Dustin Pedroia, Adrian Gonzalez, David Ortiz, Kevin Youkilis and Jacoby Ellsbury will have to hit together and with regularity because in addition to a somewhat shallow starting five, the bullpen will be weak early on with Andrew Bailey sidelined. It is hard to imagine at least one AL West team not grabbing one of the two Wild Card spots, but the additional berth is huge for Boston this season.
The Question Mark: Clay Buchholz -- Can he rebound from an injury-plagued 2011?
The Key: Kevin Youkilis -- Beer and chicken in the clubhouse or not, a healthy Youkilis gets them to the playoffs in 2011.
The Lock: Adrian Gonzalez -- In Season One, he was as good as advertised.
The Blue Jays
Toronto is expected to take a big step forward in 2012, improving upon a .500 season in which they represented themselves very well.
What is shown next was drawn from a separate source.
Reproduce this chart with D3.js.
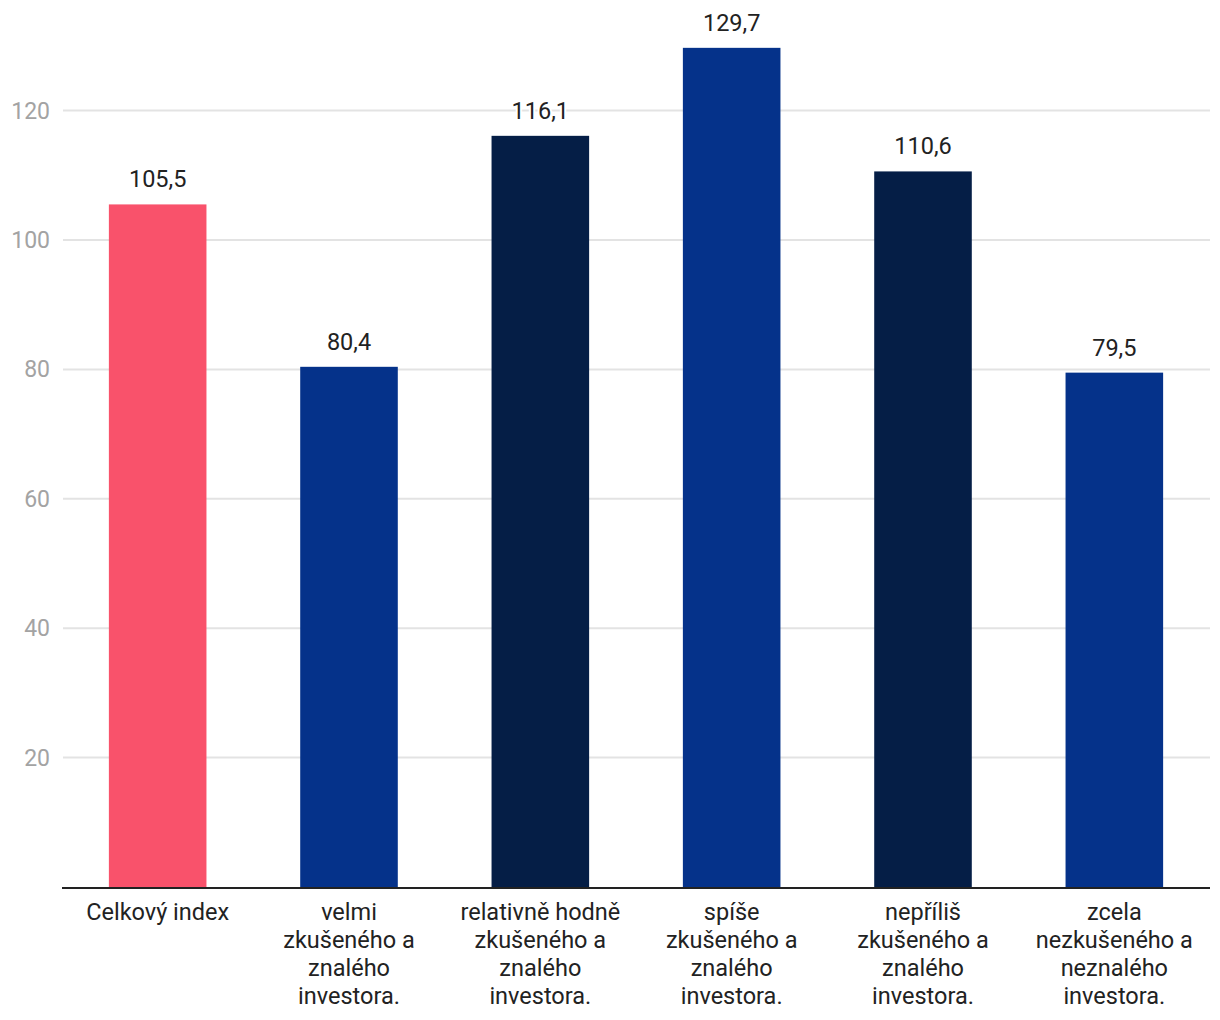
<!DOCTYPE html>
<html>
<head>
<meta charset="utf-8">
<script src="https://cdn.jsdelivr.net/npm/d3@7"></script>
<style>
  html, body { margin: 0; padding: 0; background: #fff; }
  svg { display: block; font-family: Roboto, "Noto Sans", sans-serif; }
</style>
</head>
<body>
<svg id="chart"></svg>
<script>
const categories = [
  "Celkový index",
  "velmi\nzkušeného a\nznalého\ninvestora.",
  "relativně hodně\nzkušeného a\nznalého\ninvestora.",
  "spíše\nzkušeného a\nznalého\ninvestora.",
  "nepříliš\nzkušeného a\nznalého\ninvestora.",
  "zcela\nnezkušeného a\nneznalého\ninvestora."
];
const values = [105.5, 80.4, 116.1, 129.7, 110.6, 79.5];
const barColors = ["#f9526b", "#05328a", "#051e46", "#05328a", "#051e46", "#05328a"];
const yTicks = [20, 40, 60, 80, 100, 120];

const width = 1220, height = 1020;
const margin = { top: 0, right: 10, bottom: 133, left: 62 };

const svg = d3.select("#chart").attr("width", width).attr("height", height);

// x scale
const x = d3.scaleBand()
  .domain(d3.range(categories.length))
  .range([margin.left, width - margin.right])
  .paddingInner(0.49)
  .paddingOuter(0.245);

// y scale
const y = d3.scaleLinear()
  .domain([0, 20])
  .range([height - margin.bottom, height - margin.bottom - 129.4]);

// gridlines + tick labels
const grid = svg.append("g");
grid.selectAll("line")
  .data(yTicks)
  .join("line")
  .attr("x1", margin.left + 1)
  .attr("x2", width - margin.right)
  .attr("y1", d => y(d))
  .attr("y2", d => y(d))
  .attr("stroke", "#e3e3e3")
  .attr("stroke-width", 2);

grid.selectAll("text")
  .data(yTicks)
  .join("text")
  .attr("x", 50)
  .attr("y", d => y(d))
  .attr("dy", "0.35em")
  .attr("text-anchor", "end")
  .attr("fill", "#a3a3a3")
  .style("font-size", "23px")
  .text(d => d);

// bars
svg.append("g")
  .selectAll("rect")
  .data(values)
  .join("rect")
  .attr("x", (d, i) => x(i))
  .attr("y", d => y(d))
  .attr("width", x.bandwidth())
  .attr("height", d => y(0) - y(d))
  .attr("fill", (d, i) => barColors[i]);

// value labels
svg.append("g")
  .selectAll("text")
  .data(values)
  .join("text")
  .attr("x", (d, i) => x(i) + x.bandwidth() / 2)
  .attr("y", d => y(d) - 17)
  .attr("text-anchor", "middle")
  .attr("fill", "#222")
  .attr("stroke", "#fff")
  .attr("stroke-width", 4)
  .attr("paint-order", "stroke")
  .style("font-size", "23.5px")
  .text(d => d3.format(".1f")(d).replace(".", ","));

// baseline
svg.append("line")
  .attr("x1", margin.left)
  .attr("x2", width - margin.right)
  .attr("y1", y(0) + 1)
  .attr("y2", y(0) + 1)
  .attr("stroke", "#222")
  .attr("stroke-width", 2);

// category labels
const cat = svg.append("g")
  .selectAll("text")
  .data(categories)
  .join("text")
  .attr("text-anchor", "middle")
  .attr("fill", "#222")
  .style("font-size", "23.5px")
  .attr("transform", (d, i) => "translate(" + (x(i) + x.bandwidth() / 2) + "," + (y(0) + 33) + ")");

cat.selectAll("tspan")
  .data(d => d.split("\n"))
  .join("tspan")
  .attr("x", 0)
  .attr("y", (d, i) => i * 28)
  .text(d => d);
</script>
</body>
</html>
They have enough Major League-ready talent to compete on a nightly basis, but the key to how far they can advance this year will be how quickly their youngsters mature.
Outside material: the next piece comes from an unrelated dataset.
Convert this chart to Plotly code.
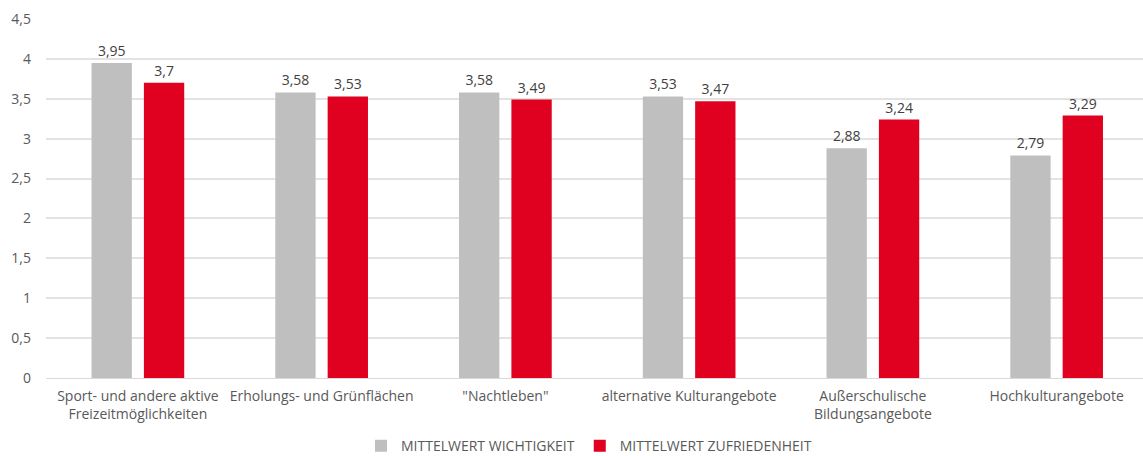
import plotly.graph_objects as go

kategorien = [
    "Sport- und andere aktive<br>Freizeitmöglichkeiten",
    "Erholungs- und Grünflächen",
    "\"Nachtleben\"",
    "alternative Kulturangebote",
    "Außerschulische<br>Bildungsangebote",
    "Hochkulturangebote",
]
wichtigkeit = [3.95, 3.58, 3.58, 3.53, 2.88, 2.79]
zufriedenheit = [3.7, 3.53, 3.49, 3.47, 3.24, 3.29]

y_ticks = [0, 0.5, 1, 1.5, 2, 2.5, 3, 3.5, 4, 4.5]
y_ticktext = ["0", "0,5", "1", "1,5", "2", "2,5", "3", "3,5", "4", "4,5"]


def fmt(v):
    return ("%g" % v).replace(".", ",")


fig = go.Figure()
fig.add_trace(go.Bar(
    name="MITTELWERT WICHTIGKEIT",
    x=kategorien, y=wichtigkeit,
    marker=dict(color="#bfbfbf", line=dict(width=0)),
    text=[fmt(v) for v in wichtigkeit],
    textposition="outside",
    textfont=dict(color="#404040", size=14),
    cliponaxis=False,
))
fig.add_trace(go.Bar(
    name="MITTELWERT ZUFRIEDENHEIT",
    x=kategorien, y=zufriedenheit,
    marker=dict(color="#e0001f", line=dict(width=0)),
    text=[fmt(v) for v in zufriedenheit],
    textposition="outside",
    textfont=dict(color="#404040", size=14),
    cliponaxis=False,
))

fig.update_layout(
    width=1143, height=456,
    margin=dict(l=46, r=0, t=19, b=78, autoexpand=False),
    paper_bgcolor="white", plot_bgcolor="white",
    font=dict(family="Open Sans, Noto Sans, sans-serif", size=14, color="#595959"),
    barmode="group",
    bargap=0.43,
    bargroupgap=0.23,
    legend=dict(orientation="h", x=0.495, xanchor="center", y=-0.19, yanchor="middle",
                font=dict(size=14, color="#595959"), itemwidth=30),
    xaxis=dict(range=[-0.5, 5.47], showgrid=False, showline=True, linecolor="#d9d9d9", linewidth=1,
               ticks="", ticklabelstandoff=5,
               tickfont=dict(size=14, color="#595959"), automargin=False),
    yaxis=dict(range=[0, 4.5], tickvals=y_ticks, ticktext=y_ticktext,
               showgrid=True, gridcolor="#e3e3e3", gridwidth=2,
               zeroline=False, showline=False, ticks="", ticklabelstandoff=14,
               tickfont=dict(size=14, color="#595959"), automargin=False),
)

fig.write_html("out.html", config={"displayModeBar": False},
               post_script="document.body.style.margin='0';")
Jose Bautista is the clear-cut star, but the Blue Jays have a host of young players that could be All-Stars in the coming seasons. If prospects like Brett Lawrie, J.P. Arencibia, Colby Rasmus and Henderson Alvarez have breakout seasons, there is no reason why Toronto will not play meaningful games in September.
The Question Mark: Colby Rasmus -- When will things finally click for him?
The Key: Ricky Romero -- The left-hander must be the anchor for John Farrell.
The Lock: Jose Bautista -- He proved in 2011 that he is the real deal.
Baltimore is the only team in this division that you can say with confidence will not contend over the next three years. They have good players -- Matt Wieters, Mark Reynolds and Nick Markakis -- but they have to play 70 or so games against the Yankees, Rays, Red Sox and Blue Jays each season.
They will hit, but their pitching is a huge question mark. Buck Showalter will begin the season with a five-man staff of Brian Matusz, Wei-Yin Chen, Jake Arrieta, Tommy Hunter and Jason Hammel. Chen has never started in the Major Leagues and the other four are a combined 92-98 in their careers with an ERA around 5.00.
The Question Mark: Brian Roberts -- How long will concussion issues sideline him?
The Key: Young Guns -- Brian Matusz and Jake Arrieta must show signs of growth
The Lock: Mark Reynolds -- He will hit a ton of home runs and strike out even more.
The Projected Finish
1. Tampa Bay: They have expectations, but will meet them.
2. New York: Too old and without as much pitching depth as 2011.
3. Boston: The roster is too good to expect anything less than a Wild Card berth.
4. Toronto: Moving up in the standings will be very hard, even with a better record.
5. Baltimore: Moral victories may be more plentiful than actual wins.